» **Exercise**
Copy each line of the records that holds the string "this".

» **Provided data**
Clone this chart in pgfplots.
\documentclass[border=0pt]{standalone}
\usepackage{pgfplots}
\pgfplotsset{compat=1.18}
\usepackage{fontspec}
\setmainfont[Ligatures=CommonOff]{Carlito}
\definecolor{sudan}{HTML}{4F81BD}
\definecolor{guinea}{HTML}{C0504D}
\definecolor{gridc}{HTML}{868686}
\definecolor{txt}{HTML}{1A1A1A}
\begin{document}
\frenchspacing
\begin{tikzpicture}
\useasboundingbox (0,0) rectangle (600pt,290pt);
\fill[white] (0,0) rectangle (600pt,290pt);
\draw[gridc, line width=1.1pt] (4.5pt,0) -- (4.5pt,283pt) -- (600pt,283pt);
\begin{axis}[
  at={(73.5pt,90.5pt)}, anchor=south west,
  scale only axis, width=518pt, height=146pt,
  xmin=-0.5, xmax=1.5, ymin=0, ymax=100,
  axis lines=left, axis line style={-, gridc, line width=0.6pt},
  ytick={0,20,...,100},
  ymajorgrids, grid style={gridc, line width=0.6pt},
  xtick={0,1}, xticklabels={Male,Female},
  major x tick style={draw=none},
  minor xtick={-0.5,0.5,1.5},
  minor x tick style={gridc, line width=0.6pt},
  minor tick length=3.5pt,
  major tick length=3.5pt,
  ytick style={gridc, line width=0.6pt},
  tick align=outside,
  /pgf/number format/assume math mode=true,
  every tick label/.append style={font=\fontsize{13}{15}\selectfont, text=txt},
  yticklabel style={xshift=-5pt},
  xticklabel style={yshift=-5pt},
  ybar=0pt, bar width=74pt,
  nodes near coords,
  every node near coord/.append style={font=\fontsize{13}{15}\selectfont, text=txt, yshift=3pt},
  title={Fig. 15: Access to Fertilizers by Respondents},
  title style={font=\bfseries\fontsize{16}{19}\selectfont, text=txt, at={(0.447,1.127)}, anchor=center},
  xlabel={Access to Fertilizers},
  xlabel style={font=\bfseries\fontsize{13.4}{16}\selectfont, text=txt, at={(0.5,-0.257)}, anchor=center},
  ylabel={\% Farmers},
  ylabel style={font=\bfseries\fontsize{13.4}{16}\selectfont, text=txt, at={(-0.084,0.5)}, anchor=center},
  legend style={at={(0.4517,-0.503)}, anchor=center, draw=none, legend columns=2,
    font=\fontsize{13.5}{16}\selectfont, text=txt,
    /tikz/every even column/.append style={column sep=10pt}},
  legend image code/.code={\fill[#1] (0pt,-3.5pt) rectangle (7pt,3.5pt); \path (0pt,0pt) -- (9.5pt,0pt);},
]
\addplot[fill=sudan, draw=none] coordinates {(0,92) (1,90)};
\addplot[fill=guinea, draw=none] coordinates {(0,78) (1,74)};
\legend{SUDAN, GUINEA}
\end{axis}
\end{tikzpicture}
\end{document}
* * *
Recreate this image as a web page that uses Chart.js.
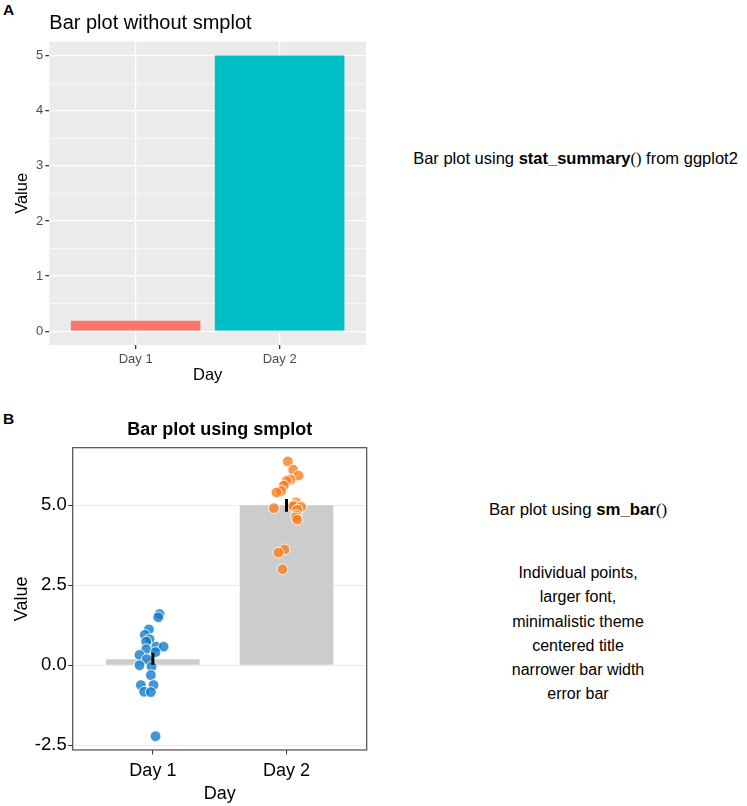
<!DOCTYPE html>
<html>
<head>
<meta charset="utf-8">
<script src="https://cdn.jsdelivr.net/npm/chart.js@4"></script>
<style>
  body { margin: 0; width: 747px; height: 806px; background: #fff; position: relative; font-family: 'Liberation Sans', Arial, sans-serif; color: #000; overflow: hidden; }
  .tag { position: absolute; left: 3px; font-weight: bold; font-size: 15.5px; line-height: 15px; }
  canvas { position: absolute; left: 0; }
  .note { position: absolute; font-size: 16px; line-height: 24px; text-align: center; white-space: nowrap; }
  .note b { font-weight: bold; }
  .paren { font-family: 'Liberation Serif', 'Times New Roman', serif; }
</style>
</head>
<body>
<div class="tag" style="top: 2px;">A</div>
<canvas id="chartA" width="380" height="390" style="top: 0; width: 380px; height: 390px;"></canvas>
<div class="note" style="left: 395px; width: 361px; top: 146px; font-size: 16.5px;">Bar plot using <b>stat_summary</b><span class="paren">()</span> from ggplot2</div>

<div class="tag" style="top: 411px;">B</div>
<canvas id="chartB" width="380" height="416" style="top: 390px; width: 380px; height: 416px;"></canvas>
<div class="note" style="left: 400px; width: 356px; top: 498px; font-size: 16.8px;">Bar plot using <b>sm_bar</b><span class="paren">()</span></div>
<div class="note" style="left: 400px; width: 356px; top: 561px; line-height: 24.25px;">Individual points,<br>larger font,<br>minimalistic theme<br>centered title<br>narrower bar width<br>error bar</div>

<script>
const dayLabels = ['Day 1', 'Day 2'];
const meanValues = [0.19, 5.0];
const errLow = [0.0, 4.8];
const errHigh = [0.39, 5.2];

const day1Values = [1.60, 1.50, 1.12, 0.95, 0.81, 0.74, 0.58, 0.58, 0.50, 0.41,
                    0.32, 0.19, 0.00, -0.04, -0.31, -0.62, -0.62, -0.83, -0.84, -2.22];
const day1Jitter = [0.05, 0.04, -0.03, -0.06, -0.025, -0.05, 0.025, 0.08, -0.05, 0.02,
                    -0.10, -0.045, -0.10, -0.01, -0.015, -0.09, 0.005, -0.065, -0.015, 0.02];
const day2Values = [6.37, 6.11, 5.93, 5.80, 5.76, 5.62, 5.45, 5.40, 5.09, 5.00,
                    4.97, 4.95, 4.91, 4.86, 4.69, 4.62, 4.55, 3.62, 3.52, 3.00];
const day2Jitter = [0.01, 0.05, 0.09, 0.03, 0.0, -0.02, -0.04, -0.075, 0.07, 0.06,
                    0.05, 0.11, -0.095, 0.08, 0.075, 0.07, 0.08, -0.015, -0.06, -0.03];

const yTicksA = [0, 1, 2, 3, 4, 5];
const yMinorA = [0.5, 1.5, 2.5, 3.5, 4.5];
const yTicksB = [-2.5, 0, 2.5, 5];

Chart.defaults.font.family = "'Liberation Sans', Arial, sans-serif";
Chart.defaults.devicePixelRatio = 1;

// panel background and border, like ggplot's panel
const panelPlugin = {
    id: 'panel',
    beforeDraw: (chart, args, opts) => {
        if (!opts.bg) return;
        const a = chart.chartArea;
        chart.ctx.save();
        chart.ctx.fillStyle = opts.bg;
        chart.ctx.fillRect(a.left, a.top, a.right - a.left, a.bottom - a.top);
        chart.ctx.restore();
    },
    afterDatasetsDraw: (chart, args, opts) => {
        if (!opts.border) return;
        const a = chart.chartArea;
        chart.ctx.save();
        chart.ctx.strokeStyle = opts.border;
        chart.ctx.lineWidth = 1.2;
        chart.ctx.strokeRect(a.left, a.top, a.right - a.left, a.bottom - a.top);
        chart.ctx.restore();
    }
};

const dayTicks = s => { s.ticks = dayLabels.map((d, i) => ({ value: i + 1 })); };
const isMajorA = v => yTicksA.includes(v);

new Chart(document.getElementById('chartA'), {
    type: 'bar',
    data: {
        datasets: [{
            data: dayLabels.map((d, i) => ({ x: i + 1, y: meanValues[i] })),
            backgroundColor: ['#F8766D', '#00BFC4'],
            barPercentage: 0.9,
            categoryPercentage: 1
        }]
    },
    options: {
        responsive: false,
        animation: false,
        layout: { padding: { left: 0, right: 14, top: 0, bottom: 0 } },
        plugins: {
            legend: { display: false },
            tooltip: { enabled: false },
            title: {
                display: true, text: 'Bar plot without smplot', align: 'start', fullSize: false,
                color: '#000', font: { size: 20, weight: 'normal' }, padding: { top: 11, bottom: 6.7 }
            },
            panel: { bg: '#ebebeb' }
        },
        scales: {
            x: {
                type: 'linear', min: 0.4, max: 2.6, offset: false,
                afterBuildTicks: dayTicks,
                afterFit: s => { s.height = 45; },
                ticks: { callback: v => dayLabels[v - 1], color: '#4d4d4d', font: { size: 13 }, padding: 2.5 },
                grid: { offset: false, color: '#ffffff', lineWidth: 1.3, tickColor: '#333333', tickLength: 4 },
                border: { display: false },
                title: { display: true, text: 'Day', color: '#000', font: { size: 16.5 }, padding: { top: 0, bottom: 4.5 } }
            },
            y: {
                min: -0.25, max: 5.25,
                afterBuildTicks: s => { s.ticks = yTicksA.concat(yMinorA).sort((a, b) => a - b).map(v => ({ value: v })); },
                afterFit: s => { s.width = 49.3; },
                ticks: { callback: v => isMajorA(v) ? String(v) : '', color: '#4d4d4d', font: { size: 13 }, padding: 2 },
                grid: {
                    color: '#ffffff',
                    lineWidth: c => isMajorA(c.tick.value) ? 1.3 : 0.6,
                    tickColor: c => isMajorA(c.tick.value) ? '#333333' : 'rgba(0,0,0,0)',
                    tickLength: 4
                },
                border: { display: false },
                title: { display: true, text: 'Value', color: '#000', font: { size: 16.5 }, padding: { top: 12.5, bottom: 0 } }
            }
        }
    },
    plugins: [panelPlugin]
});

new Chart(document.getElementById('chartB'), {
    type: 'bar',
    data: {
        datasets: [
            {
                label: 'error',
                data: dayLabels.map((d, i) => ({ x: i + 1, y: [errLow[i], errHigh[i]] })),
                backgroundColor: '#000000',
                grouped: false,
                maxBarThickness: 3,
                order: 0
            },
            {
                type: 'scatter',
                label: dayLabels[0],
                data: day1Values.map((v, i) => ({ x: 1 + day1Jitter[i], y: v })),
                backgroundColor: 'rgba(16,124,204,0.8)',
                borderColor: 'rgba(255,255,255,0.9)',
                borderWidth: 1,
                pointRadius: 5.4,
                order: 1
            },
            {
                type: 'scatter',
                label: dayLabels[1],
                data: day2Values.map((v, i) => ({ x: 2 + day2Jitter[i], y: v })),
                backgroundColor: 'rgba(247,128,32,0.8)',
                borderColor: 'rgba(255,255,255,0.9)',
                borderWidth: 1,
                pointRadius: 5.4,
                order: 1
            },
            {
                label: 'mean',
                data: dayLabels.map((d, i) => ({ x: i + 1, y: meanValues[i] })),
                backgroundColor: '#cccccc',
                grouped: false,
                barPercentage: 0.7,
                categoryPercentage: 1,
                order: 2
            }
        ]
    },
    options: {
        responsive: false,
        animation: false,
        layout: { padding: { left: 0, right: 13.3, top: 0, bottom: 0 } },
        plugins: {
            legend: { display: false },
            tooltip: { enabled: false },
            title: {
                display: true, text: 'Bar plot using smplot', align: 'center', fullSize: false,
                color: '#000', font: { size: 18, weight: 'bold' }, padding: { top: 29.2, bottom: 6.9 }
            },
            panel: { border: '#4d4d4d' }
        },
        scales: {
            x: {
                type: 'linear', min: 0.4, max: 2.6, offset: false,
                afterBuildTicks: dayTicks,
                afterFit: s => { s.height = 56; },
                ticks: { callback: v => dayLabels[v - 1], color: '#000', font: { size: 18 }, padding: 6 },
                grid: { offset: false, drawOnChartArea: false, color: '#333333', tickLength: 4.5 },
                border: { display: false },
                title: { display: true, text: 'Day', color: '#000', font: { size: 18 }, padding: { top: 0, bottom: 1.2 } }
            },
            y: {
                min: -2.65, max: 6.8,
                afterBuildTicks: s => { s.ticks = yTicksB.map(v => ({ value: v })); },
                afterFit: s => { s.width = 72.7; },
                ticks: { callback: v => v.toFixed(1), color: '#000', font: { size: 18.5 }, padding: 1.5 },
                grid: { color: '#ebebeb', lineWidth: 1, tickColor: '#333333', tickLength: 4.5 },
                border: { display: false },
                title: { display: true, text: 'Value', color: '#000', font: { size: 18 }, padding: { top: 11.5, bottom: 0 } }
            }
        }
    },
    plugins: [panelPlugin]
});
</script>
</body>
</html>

» **Final result**
Clone this chart in pgfplots.
Recreate this image as a web page that uses Chart.js.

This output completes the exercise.